On Mon, Dec 28, 2020 at 10:53 PM Antoine Pitrou
On Mon, 28 Dec 2020 11:07:46 +0900 Inada Naoki
wrote: Additionally, if we introduce the customizable lazy str object, it's very easy to release GIL during basic Unicode operations. Many third parties may assume PyUnicode_Compare doesn't release GIL if both operands are Unicode objects.
1) You have to prove such "many third parties" exist. I've written my share of C extension code and I don't remember assuming that PyUnicode_Compare doesn't release the GIL.
It is my fault that I said "many", but I just pointed out possible backward incompatibility. Why I have to prove it?
2) Even if there is such third party code, it is clearly making assumptions about undocumented implementation details. It is therefore ok to break it in new versions of CPython.
But it should be considered carefully, because these APIs are not releasing GIL for a long time. And this type of change do not cause just a simple crash, but very rare undefined behaviors in multithreaded complex applications. For example, borrowed references in the caller can be changed to other objects with same size because memory blocks are reused.
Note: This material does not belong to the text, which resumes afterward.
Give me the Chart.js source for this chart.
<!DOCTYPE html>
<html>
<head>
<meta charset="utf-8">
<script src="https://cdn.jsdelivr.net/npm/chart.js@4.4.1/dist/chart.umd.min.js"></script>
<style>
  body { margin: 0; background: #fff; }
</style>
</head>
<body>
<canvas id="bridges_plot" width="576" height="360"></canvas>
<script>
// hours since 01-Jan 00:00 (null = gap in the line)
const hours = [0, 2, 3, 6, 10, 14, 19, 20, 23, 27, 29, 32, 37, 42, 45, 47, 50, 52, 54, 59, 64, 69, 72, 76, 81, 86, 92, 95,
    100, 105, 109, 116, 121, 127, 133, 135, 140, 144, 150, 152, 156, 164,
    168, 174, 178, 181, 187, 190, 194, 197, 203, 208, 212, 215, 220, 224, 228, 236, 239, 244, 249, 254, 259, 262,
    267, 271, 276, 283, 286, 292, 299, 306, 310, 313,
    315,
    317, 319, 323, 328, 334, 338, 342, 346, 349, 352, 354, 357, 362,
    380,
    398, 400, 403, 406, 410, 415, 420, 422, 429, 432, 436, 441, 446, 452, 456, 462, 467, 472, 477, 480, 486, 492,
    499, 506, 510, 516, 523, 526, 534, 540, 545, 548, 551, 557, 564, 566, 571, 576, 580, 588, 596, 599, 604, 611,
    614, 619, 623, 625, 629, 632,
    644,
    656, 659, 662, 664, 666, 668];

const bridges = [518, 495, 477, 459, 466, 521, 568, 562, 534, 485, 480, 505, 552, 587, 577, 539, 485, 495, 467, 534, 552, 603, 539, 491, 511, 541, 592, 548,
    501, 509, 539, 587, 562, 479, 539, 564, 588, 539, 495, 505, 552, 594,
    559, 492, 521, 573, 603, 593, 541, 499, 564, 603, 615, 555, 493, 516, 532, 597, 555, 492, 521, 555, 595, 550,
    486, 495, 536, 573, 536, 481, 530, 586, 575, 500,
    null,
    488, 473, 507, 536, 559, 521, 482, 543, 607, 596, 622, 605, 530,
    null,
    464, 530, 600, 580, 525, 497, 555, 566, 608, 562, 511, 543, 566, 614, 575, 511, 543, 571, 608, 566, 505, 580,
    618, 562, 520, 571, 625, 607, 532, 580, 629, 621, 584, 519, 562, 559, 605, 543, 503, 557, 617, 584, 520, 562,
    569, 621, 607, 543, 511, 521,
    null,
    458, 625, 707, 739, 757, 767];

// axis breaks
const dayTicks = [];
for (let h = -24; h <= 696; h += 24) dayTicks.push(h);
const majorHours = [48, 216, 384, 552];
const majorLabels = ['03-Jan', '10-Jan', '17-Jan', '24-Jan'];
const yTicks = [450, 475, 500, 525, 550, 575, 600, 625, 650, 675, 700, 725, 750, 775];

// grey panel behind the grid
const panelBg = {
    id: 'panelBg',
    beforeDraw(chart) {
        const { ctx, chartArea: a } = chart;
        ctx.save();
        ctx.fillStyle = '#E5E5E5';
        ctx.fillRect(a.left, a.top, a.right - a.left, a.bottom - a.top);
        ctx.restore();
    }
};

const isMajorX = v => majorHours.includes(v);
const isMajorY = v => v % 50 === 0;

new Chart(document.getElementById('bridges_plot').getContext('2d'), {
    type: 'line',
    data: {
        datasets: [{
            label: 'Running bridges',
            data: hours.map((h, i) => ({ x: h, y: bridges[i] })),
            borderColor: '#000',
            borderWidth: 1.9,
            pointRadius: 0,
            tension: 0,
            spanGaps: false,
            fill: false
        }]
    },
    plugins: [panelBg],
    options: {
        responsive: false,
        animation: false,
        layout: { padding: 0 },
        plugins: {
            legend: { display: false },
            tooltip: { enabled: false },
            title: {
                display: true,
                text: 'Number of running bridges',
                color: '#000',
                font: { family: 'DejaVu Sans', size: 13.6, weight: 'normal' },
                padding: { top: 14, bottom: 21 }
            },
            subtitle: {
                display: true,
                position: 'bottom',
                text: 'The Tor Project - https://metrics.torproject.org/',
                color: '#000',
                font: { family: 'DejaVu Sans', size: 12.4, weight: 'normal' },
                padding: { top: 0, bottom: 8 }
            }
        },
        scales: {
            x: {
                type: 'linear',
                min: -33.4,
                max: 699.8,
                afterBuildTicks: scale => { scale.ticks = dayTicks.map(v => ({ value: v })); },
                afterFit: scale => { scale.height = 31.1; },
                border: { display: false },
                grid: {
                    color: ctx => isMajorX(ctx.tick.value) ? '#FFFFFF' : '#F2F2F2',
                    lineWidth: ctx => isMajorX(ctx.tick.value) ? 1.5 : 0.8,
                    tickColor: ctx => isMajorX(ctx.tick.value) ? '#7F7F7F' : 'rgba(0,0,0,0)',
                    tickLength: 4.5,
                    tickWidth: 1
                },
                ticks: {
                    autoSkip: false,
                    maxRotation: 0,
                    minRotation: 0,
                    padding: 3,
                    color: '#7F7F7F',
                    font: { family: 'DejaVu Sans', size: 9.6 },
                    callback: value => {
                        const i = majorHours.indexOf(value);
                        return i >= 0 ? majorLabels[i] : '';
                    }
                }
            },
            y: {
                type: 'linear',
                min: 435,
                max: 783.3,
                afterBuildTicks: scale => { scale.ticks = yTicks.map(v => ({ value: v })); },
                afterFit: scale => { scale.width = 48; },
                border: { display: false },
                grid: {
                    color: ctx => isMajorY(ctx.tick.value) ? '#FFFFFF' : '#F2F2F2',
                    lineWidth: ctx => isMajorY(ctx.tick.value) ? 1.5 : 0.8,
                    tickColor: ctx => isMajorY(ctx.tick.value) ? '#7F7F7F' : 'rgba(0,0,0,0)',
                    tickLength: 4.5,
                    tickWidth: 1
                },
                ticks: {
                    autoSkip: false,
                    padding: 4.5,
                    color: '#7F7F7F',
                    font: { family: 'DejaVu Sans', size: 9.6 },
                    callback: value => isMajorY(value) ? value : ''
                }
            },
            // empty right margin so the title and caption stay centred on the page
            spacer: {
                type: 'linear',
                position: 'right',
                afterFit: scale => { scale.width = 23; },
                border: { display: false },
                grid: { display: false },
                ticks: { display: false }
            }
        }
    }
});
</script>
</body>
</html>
It is very difficult to notice and reproduce.
However, I agree that having to call PyUnicode_READY() before calling C unicode APIs is probably an obscure detail that few people remember about.
If we provide custom callback and call it in PyUnicode_READY(), many
Unicode APIs using PyUnicode_READY() will be changed from predictable
behavior API to "may run arbitrary code" behavior. It is obscure
detail too.
Regards,
--
Inada Naoki